WHAT IS ASKED:
Exclude the pictures, then repeat the remaining data exactly.

SOURCE MATERIAL:
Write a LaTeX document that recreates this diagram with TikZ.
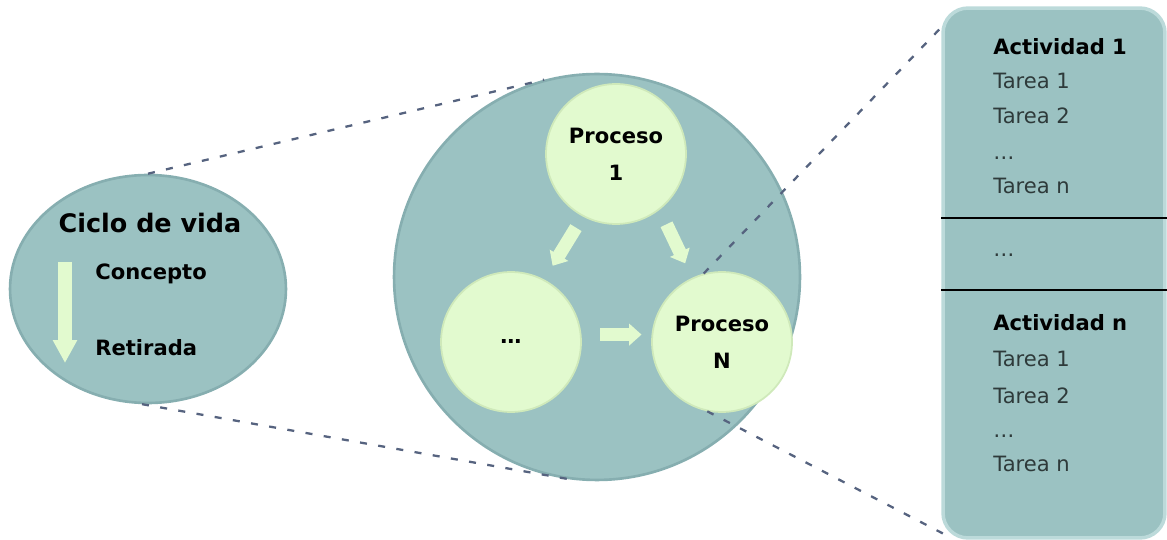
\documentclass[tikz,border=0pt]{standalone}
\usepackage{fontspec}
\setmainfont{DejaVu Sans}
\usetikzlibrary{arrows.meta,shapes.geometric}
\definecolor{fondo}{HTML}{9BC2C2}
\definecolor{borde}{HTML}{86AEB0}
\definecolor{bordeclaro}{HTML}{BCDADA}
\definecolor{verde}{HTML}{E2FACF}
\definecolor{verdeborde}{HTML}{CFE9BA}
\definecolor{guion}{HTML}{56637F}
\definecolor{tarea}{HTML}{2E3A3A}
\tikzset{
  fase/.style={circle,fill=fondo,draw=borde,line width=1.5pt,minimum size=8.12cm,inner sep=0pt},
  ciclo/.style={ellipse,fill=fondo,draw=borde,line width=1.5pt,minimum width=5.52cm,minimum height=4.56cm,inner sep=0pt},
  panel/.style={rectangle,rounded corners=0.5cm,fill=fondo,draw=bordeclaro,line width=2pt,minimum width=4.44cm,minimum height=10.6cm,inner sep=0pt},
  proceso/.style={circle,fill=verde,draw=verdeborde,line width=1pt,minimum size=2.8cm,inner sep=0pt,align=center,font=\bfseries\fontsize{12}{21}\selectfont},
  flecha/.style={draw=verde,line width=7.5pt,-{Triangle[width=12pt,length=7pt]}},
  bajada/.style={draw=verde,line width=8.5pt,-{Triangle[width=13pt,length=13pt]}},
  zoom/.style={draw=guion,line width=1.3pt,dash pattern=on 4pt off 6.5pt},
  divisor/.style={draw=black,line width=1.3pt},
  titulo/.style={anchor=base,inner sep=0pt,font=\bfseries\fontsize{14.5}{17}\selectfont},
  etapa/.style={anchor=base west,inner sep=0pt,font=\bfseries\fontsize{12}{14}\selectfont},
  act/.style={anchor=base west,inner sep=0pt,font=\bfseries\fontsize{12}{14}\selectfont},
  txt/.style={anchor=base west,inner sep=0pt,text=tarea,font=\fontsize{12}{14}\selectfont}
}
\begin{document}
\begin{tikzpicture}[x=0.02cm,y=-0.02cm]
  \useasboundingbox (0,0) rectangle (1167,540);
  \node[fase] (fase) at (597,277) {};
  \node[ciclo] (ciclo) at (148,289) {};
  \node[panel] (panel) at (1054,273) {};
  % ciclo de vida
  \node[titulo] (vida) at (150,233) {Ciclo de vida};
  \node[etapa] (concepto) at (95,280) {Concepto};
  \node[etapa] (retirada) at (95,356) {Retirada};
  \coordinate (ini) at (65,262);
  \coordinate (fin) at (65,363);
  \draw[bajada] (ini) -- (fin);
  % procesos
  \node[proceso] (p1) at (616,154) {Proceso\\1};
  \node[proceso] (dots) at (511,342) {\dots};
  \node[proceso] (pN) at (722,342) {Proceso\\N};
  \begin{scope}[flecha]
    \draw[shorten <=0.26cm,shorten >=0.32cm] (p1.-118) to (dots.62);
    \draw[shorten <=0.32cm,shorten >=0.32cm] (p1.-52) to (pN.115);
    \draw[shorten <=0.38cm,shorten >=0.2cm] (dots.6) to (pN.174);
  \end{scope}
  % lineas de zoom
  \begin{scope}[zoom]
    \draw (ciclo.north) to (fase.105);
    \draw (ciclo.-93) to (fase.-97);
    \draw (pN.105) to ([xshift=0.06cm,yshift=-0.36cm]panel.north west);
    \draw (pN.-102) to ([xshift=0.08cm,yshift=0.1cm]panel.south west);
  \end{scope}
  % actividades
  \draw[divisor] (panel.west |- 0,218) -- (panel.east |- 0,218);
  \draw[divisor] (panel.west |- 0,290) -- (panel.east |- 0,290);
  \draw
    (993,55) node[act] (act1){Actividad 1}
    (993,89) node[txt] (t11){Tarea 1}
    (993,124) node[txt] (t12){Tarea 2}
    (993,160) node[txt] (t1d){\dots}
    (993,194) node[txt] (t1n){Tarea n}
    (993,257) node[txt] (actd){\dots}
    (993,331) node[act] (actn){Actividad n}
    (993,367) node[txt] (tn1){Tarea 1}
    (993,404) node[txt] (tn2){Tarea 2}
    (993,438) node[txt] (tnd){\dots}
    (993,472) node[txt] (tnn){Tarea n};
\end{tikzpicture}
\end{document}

EXERCISE RESULT:
Write a LaTeX document that recreates this diagram with TikZ.
\documentclass[tikz,border=0pt]{standalone}
\usepackage{fontspec}
\setmainfont{DejaVu Sans}
\usetikzlibrary{arrows.meta,shapes.geometric}
\definecolor{fondo}{HTML}{9BC2C2}
\definecolor{borde}{HTML}{86AEB0}
\definecolor{bordeclaro}{HTML}{BCDADA}
\definecolor{verde}{HTML}{E2FACF}
\definecolor{verdeborde}{HTML}{CFE9BA}
\definecolor{guion}{HTML}{56637F}
\definecolor{tarea}{HTML}{2E3A3A}
\tikzset{
  fase/.style={circle,fill=fondo,draw=borde,line width=1.5pt,minimum size=8.12cm,inner sep=0pt},
  ciclo/.style={ellipse,fill=fondo,draw=borde,line width=1.5pt,minimum width=5.52cm,minimum height=4.56cm,inner sep=0pt},
  panel/.style={rectangle,rounded corners=0.5cm,fill=fondo,draw=bordeclaro,line width=2pt,minimum width=4.44cm,minimum height=10.6cm,inner sep=0pt},
  proceso/.style={circle,fill=verde,draw=verdeborde,line width=1pt,minimum size=2.8cm,inner sep=0pt,align=center,font=\bfseries\fontsize{12}{21}\selectfont},
  flecha/.style={draw=verde,line width=7.5pt,-{Triangle[width=12pt,length=7pt]}},
  bajada/.style={draw=verde,line width=8.5pt,-{Triangle[width=13pt,length=13pt]}},
  zoom/.style={draw=guion,line width=1.3pt,dash pattern=on 4pt off 6.5pt},
  divisor/.style={draw=black,line width=1.3pt},
  titulo/.style={anchor=base,inner sep=0pt,font=\bfseries\fontsize{14.5}{17}\selectfont},
  etapa/.style={anchor=base west,inner sep=0pt,font=\bfseries\fontsize{12}{14}\selectfont},
  act/.style={anchor=base west,inner sep=0pt,font=\bfseries\fontsize{12}{14}\selectfont},
  txt/.style={anchor=base west,inner sep=0pt,text=tarea,font=\fontsize{12}{14}\selectfont}
}
\begin{document}
\begin{tikzpicture}[x=0.02cm,y=-0.02cm]
  \useasboundingbox (0,0) rectangle (1167,540);
  \node[fase] (fase) at (597,277) {};
  \node[ciclo] (ciclo) at (148,289) {};
  \node[panel] (panel) at (1054,273) {};
  % ciclo de vida
  \node[titulo] (vida) at (150,233) {Ciclo de vida};
  \node[etapa] (concepto) at (95,280) {Concepto};
  \node[etapa] (retirada) at (95,356) {Retirada};
  \coordinate (ini) at (65,262);
  \coordinate (fin) at (65,363);
  \draw[bajada] (ini) -- (fin);
  % procesos
  \node[proceso] (p1) at (616,154) {Proceso\\1};
  \node[proceso] (dots) at (511,342) {\dots};
  \node[proceso] (pN) at (722,342) {Proceso\\N};
  \begin{scope}[flecha]
    \draw[shorten <=0.26cm,shorten >=0.32cm] (p1.-118) to (dots.62);
    \draw[shorten <=0.32cm,shorten >=0.32cm] (p1.-52) to (pN.115);
    \draw[shorten <=0.38cm,shorten >=0.2cm] (dots.6) to (pN.174);
  \end{scope}
  % lineas de zoom
  \begin{scope}[zoom]
    \draw (ciclo.north) to (fase.105);
    \draw (ciclo.-93) to (fase.-97);
    \draw (pN.105) to ([xshift=0.06cm,yshift=-0.36cm]panel.north west);
    \draw (pN.-102) to ([xshift=0.08cm,yshift=0.1cm]panel.south west);
  \end{scope}
  % actividades
  \draw[divisor] (panel.west |- 0,218) -- (panel.east |- 0,218);
  \draw[divisor] (panel.west |- 0,290) -- (panel.east |- 0,290);
  \draw
    (993,55) node[act] (act1){Actividad 1}
    (993,89) node[txt] (t11){Tarea 1}
    (993,124) node[txt] (t12){Tarea 2}
    (993,160) node[txt] (t1d){\dots}
    (993,194) node[txt] (t1n){Tarea n}
    (993,257) node[txt] (actd){\dots}
    (993,331) node[act] (actn){Actividad n}
    (993,367) node[txt] (tn1){Tarea 1}
    (993,404) node[txt] (tn2){Tarea 2}
    (993,438) node[txt] (tnd){\dots}
    (993,472) node[txt] (tnn){Tarea n};
\end{tikzpicture}
\end{document}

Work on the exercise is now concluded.